Sonoma Housing Bubble

Pulling the cork out of Sonoma's bubbly housing foolishness

Tuesday, May 09, 2006

Sellers On Ice


NYTimes.com spots a big chill on the horizon for sellers....

"Many Americans who planned on real estate as their path to wealth are beginning to find that there are limits to how high is up."

"Blame market forces. As higher interest rates dampen demand in cities and suburbs that only a year ago were battlegrounds for fierce bidding wars among numerous buyers, sellers are grudgingly lowering their prices to drum up interest."

Look what's going on with our neighbors over in Marin...

"A house at 57 Marina Boulevard in San Rafael, across the bay from San Francisco, was originally listed at $1.45 million. The owner recently dropped the price to $949,000 when a competing house on the same street lowered its price to $959,000, from $989,000."

"In Marin County, the prices of about a quarter of all listings have been reduced. County records show that 57 Marina Boulevard was sold in February for $700,000, so the owner, Dan Marr, is unlikely to lose money even at the lower price, though he may not make as much as he had hoped. "I don't want to talk about it," he said."

"It is getting tough out there for sellers. What is happening in Marin County is being repeated in cities and suburbs across the United States."

"It is a slow leak, to be sure. The most widely used statistic to measure home values, the median home price, shows that once-hot markets like San Mateo, Calif., and Mercer County, N.J., are now registering year-over-year declines."

'"It's going from a seller's market to a buyer's market," said David Lereah, the chief economist for the National Association of Realtors. In March, "price appreciation went down to 7.4 percent, from over 10 percent," he added. "That most probably reflects that sellers are bringing their prices down."'

Well, its not a buyers market yet David... but a couple years of giving back phony price inflations and it will be.

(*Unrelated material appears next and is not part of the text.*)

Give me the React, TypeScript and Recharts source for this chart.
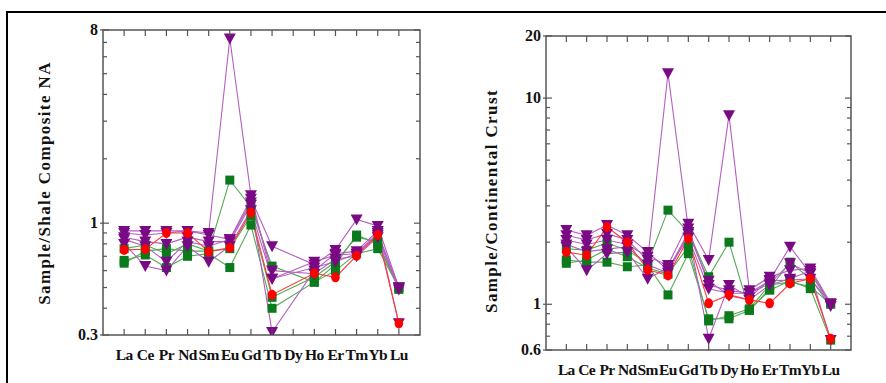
import React from "react";
import { LineChart, Line, XAxis, YAxis, ReferenceArea } from "recharts";

// REE order on the x axis
const ELEMENTS = ["La", "Ce", "Pr", "Nd", "Sm", "Eu", "Gd", "Tb", "Dy", "Ho", "Er", "Tm", "Yb", "Lu"];

// Left panel: normalised to shale composite (NASC); Dy not reported
const shalePurple1 = [0.9, 0.88, 0.9, 0.92, 0.9, 7.3, 1.35, 0.55, null, 0.62, 0.66, 0.72, 0.9, 0.5];
const shalePurple2 = [0.92, 0.92, 0.92, 0.92, 0.88, 0.84, 1.3, 0.78, null, 0.64, 0.75, 1.04, 0.97, 0.5];
const shalePurple3 = [0.86, 0.82, 0.8, 0.86, 0.82, 0.82, 1.22, 0.31, null, 0.6, 0.72, 0.74, 0.92, 0.34];
const shalePurple4 = [0.8, 0.63, 0.6, 0.78, 0.66, 0.78, 1.15, 0.55, null, 0.66, 0.71, 0.72, 0.88, 0.5];
const shalePurple5 = [0.84, 0.78, 0.66, 0.82, 0.78, 0.84, 1.25, 0.6, null, 0.58, 0.68, 0.7, 0.86, 0.49];
const shaleGreen1 = [0.76, 0.79, 0.72, 0.8, 0.74, 1.59, 1.19, 0.63, null, 0.53, 0.64, 0.88, 0.8, 0.5];
const shaleGreen2 = [0.67, 0.71, 0.62, 0.7, 0.72, 0.62, 0.98, 0.4, null, 0.53, 0.6, 0.72, 0.76, 0.5];
const shaleGreen3 = [0.65, 0.74, 0.76, 0.74, 0.74, 0.76, 1.08, 0.45, null, 0.56, 0.66, 0.86, 0.82, 0.49];
const shaleRed = [0.75, 0.755, 0.9, 0.9, 0.736, 0.768, 1.12, 0.463, null, 0.583, 0.558, 0.705, 0.88, 0.34];

// Right panel: normalised to continental crust
const crustPurple1 = [2.16, 2.05, 2.2, 2.05, 1.64, 13.2, 2.33, 1.24, 1.17, 1.13, 1.26, 1.58, 1.41, 1.0];
const crustPurple2 = [2.05, 1.95, 2.05, 1.95, 1.7, 1.55, 2.46, 1.64, 8.26, 1.17, 1.36, 1.46, 1.49, 1.01];
const crustPurple3 = [2.29, 2.16, 2.42, 2.16, 1.79, 1.46, 2.24, 0.68, 1.24, 1.08, 1.31, 1.9, 1.41, 0.67];
const crustPurple4 = [1.9, 1.46, 1.76, 1.79, 1.33, 1.5, 2.1, 1.19, 1.13, 1.13, 1.3, 1.31, 1.33, 0.98];
const crustPurple5 = [1.95, 1.8, 1.85, 1.9, 1.55, 1.42, 2.2, 1.3, 1.1, 1.05, 1.24, 1.33, 1.45, 1.0];
const crustGreen1 = [1.86, 1.83, 1.98, 1.83, 1.58, 2.86, 2.24, 1.36, 2.0, 0.935, 1.19, 1.6, 1.33, 1.01];
const crustGreen2 = [1.64, 1.6, 1.6, 1.52, 1.55, 1.11, 1.76, 0.85, 0.85, 0.935, 1.17, 1.3, 1.19, 0.67];
const crustGreen3 = [1.58, 1.64, 1.85, 1.7, 1.5, 1.4, 1.9, 0.83, 0.88, 0.95, 1.24, 1.28, 1.22, 1.0];
const crustRed = [1.79, 1.73, 2.37, 2.0, 1.47, 1.38, 2.08, 1.01, 1.11, 1.05, 1.01, 1.26, 1.33, 0.68];

const shaleTicks = [0.3, 0.4, 0.5, 0.6, 0.7, 0.8, 0.9, 1, 2, 3, 4, 5, 6, 7, 8];
const shaleLabels = [0.3, 1, 8];
const crustTicks = [0.6, 0.7, 0.8, 0.9, 1, 2, 3, 4, 5, 6, 7, 8, 9, 10, 20];
const crustLabels = [0.6, 1, 10, 20];

const FONT = '"Liberation Serif", "Times New Roman", serif';
const AXIS = "#555";
const COLORS = {
  purple: { fill: "#7a0a84", line: "#b55ec2" },
  green: { fill: "#0b7a1c", line: "#55a855" },
  red: { fill: "#ff0000", line: "#ff3a3a" },
};

type Kind = "purple" | "green" | "red";
type Series = { key: string; values: (number | null)[]; kind: Kind };

const shaleSeries: Series[] = [
  { key: "g1", values: shaleGreen1, kind: "green" },
  { key: "g2", values: shaleGreen2, kind: "green" },
  { key: "g3", values: shaleGreen3, kind: "green" },
  { key: "p1", values: shalePurple1, kind: "purple" },
  { key: "p2", values: shalePurple2, kind: "purple" },
  { key: "p3", values: shalePurple3, kind: "purple" },
  { key: "p4", values: shalePurple4, kind: "purple" },
  { key: "p5", values: shalePurple5, kind: "purple" },
  { key: "r", values: shaleRed, kind: "red" },
];

const crustSeries: Series[] = [
  { key: "g1", values: crustGreen1, kind: "green" },
  { key: "g2", values: crustGreen2, kind: "green" },
  { key: "g3", values: crustGreen3, kind: "green" },
  { key: "p1", values: crustPurple1, kind: "purple" },
  { key: "p2", values: crustPurple2, kind: "purple" },
  { key: "p3", values: crustPurple3, kind: "purple" },
  { key: "p4", values: crustPurple4, kind: "purple" },
  { key: "p5", values: crustPurple5, kind: "purple" },
  { key: "r", values: crustRed, kind: "red" },
];

function buildRows(series: Series[]) {
  return ELEMENTS.map((el, i) => {
    const row: any = { i, el };
    series.forEach((s) => (row[s.key] = s.values[i]));
    return row;
  });
}

const makeDot = (kind: Kind, key: string) => (props: any) => {
  const { cx, cy, index, value } = props;
  const k = `${key}-${index}`;
  if (cx == null || cy == null || value == null) return <g key={k} />;
  const fill = COLORS[kind].fill;
  if (kind === "purple") {
    return <path key={k} d={`M${cx - 6},${cy - 5}L${cx + 6},${cy - 5}L${cx},${cy + 6}Z`} fill={fill} />;
  }
  if (kind === "green") {
    return <rect key={k} x={cx - 4.5} y={cy - 4.5} width={9} height={9} fill={fill} />;
  }
  return <ellipse key={k} cx={cx} cy={cy} rx={4.3} ry={5} fill={fill} />;
};

const Y_W = 40;
const X_H = 30;

type PanelProps = {
  width: number;
  height: number;
  margin: { top: number; right: number; bottom: number; left: number };
  domain: [number, number];
  ticks: number[];
  labels: number[];
  series: Series[];
};

function Panel({ width, height, margin, domain, ticks, labels, series }: PanelProps) {
  const plotW = width - margin.left - margin.right - Y_W;
  const plotH = height - margin.top - margin.bottom - X_H;
  const rows = buildRows(series);

  const XTick = (p: any) => {
    const { x, y, payload } = p;
    return (
      <g>
        <line x1={x} x2={x} y1={y} y2={y - 6} stroke={AXIS} strokeWidth={1.2} />
        <line x1={x} x2={x} y1={y - plotH} y2={y - plotH + 6} stroke={AXIS} strokeWidth={1.2} />
        <text
          x={x}
          y={y + 25}
          textAnchor="middle"
          fontFamily={FONT}
          fontWeight="bold"
          fontSize={15.5}
          letterSpacing={-0.6}
          fill="#111"
        >
          {ELEMENTS[payload.value]}
        </text>
      </g>
    );
  };

  const YTick = (p: any) => {
    const { x, y, payload } = p;
    const major = labels.includes(payload.value);
    const len = major ? 6 : 4;
    return (
      <g>
        <line x1={major ? x - 3 : x} x2={x + len} y1={y} y2={y} stroke={AXIS} strokeWidth={1.2} />
        <line x1={x + plotW - len} x2={x + plotW} y1={y} y2={y} stroke={AXIS} strokeWidth={1.2} />
        {major && (
          <text x={x - 5} y={y + 5} textAnchor="end" fontFamily={FONT} fontWeight="bold" fontSize={16} fill="#111">
            {payload.value}
          </text>
        )}
      </g>
    );
  };

  return (
    <LineChart width={width} height={height} data={rows} margin={margin}>
      <XAxis
        dataKey="i"
        type="number"
        domain={[-1, 14]}
        ticks={ELEMENTS.map((_, i) => i)}
        interval={0}
        allowDataOverflow
        axisLine={false}
        tickLine={false}
        tickSize={0}
        tickMargin={0}
        height={X_H}
        tick={XTick}
      />
      <YAxis
        type="number"
        scale="log"
        domain={domain}
        ticks={ticks}
        interval={0}
        allowDataOverflow
        axisLine={false}
        tickLine={false}
        tickSize={0}
        tickMargin={0}
        width={Y_W}
        tick={YTick}
      />
      <ReferenceArea x1={-1} x2={14} y1={domain[0]} y2={domain[1]} fill="none" stroke={AXIS} strokeWidth={1.5} />
      {series.map((s) => (
        <Line
          key={s.key}
          dataKey={s.key}
          type="linear"
          stroke={COLORS[s.kind].line}
          strokeWidth={1.1}
          connectNulls
          dot={makeDot(s.kind, s.key)}
          activeDot={false}
          isAnimationActive={false}
        />
      ))}
    </LineChart>
  );
}

const labelStyle = (cx: number, cy: number): React.CSSProperties => ({
  position: "absolute",
  left: cx,
  top: cy,
  transform: "translate(-50%, -50%) rotate(-90deg)",
  whiteSpace: "nowrap",
  fontFamily: FONT,
  fontWeight: "bold",
  fontSize: 17,
  letterSpacing: 1.4,
  color: "#111",
});

export default function App() {
  return (
    <div style={{ position: "absolute", left: 0, top: 0, width: 886, height: 383, overflow: "hidden", background: "#fff" }}>
      <div style={{ position: "absolute", left: 6, top: 11, width: 900, height: 400, borderTop: "2px solid #000", borderLeft: "2px solid #000" }} />
      <div style={{ position: "absolute", left: 0, top: 0 }}>
        <Panel
          width={440}
          height={383}
          margin={{ top: 30, right: 20, bottom: 18, left: 63 }}
          domain={[0.3, 8]}
          ticks={shaleTicks}
          labels={shaleLabels}
          series={shaleSeries}
        />
      </div>
      <div style={{ position: "absolute", left: 440, top: 0 }}>
        <Panel
          width={446}
          height={383}
          margin={{ top: 36, right: 35, bottom: 3, left: 66 }}
          domain={[0.6, 20]}
          ticks={crustTicks}
          labels={crustLabels}
          series={crustSeries}
        />
      </div>
      <div style={labelStyle(45, 183)}>Sample/Shale Composite NA</div>
      <div style={labelStyle(492, 201)}>Sample/Continental Crust</div>
    </div>
  );
}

"ZipRealty, the discount real estate broker, has found widespread price reductions in the multiple listing services used by all agents to advertise homes. Prices have been trimmed on 35.7 percent of all homes currently listed for sale in the Boston area, for example. The same is true for homes in San Diego, Sacramento, Los Angeles and Miami. And prices have been snipped on a quarter of the homes in Chicago, Washington and Baltimore."

"In Silicon Valley, where jobs are coming back after the collapse of the technology bubble, Richard Calhoun, a real estate agent, said that the number of homes sold was now 85 percent of the 25-year average. A year ago, it was 30 percent above that average. In Santa Cruz, inventories have tripled to 124 days, from 42 days."

"Elsewhere, for the first time in nearly a decade, you can smell the anxiety. The listing agent for a four-bedroom home on Scripps Trail in San Diego informed other agents in the multiple-listing service that a "very, very motivated seller will entertain all reasonable offers" and "will help with closing costs."'

"The house was listed in September at $810,000. After a previous price cut, the seller is now willing to entertain offers as low as $685,000. The seller bought the house for $730,000 in 2005, according to county property records, for what the listing agent said were investment purposes."

"PMI, a company that tracks risk in the real estate market for mortgage lenders, said the chances were increasing that prices in San Diego would decline in the next two years. The company said the city had a 60 percent chance of a decline, up from 52.8 percent last summer.
Prices in most of California and the Boston-to-New York corridor could also fall, said Mark Milner, the company's chief risk officer."

"Robin L. McCarthy, a real estate agent who works in nearby Princeton, N.J., said homes were sitting on the market three to four months, when houses sold in as little as a few days a year ago. Houses that would have been the subject of intense bidding wars now sell for slightly less than asking price."

'"Buyers are afraid that real estate prices are going to go down, so they are very careful," Ms. McCarthy said. "They don't want to pay too much."'

"Nationally, the Commerce Department reported that median new-home prices — half the homes sold for more, half for less — fell 2.2 percent, to $224,200, in March from a year ago. It was the first year-over-year price decline since February 2003."

3 Comments:

At 5/09/2006 09:32:00 AM , Anonymous Anonymous said...

appraisals coming into our office last month showed a yoy gain of 5% maximum,most were flat.i expect declines this month.these are primarily refi's from arms to fixed.no one in the office is talking about appreciation for this year,which is a huge change from just 6 weeks ago.(the dumb ones are still saying soft landing,flat prices)

 
At 5/09/2006 11:39:00 AM , Blogger Athena said...

blah blah blah.... that whole soft landing, flat prices, single digit appreciation is starting to sound like Charlie Brown's teacher.

 
At 5/09/2006 01:52:00 PM , Anonymous Anonymous said...

hey! charlie brown's teacher was a LOT smarter.and less frightened.these are people who grew up with happy meals and cable tv...they pretend that they live in a mcdonald's commercial...and don't understand why kids in oakland don't decide to go to ivy league schools...part of the o'blivious clan.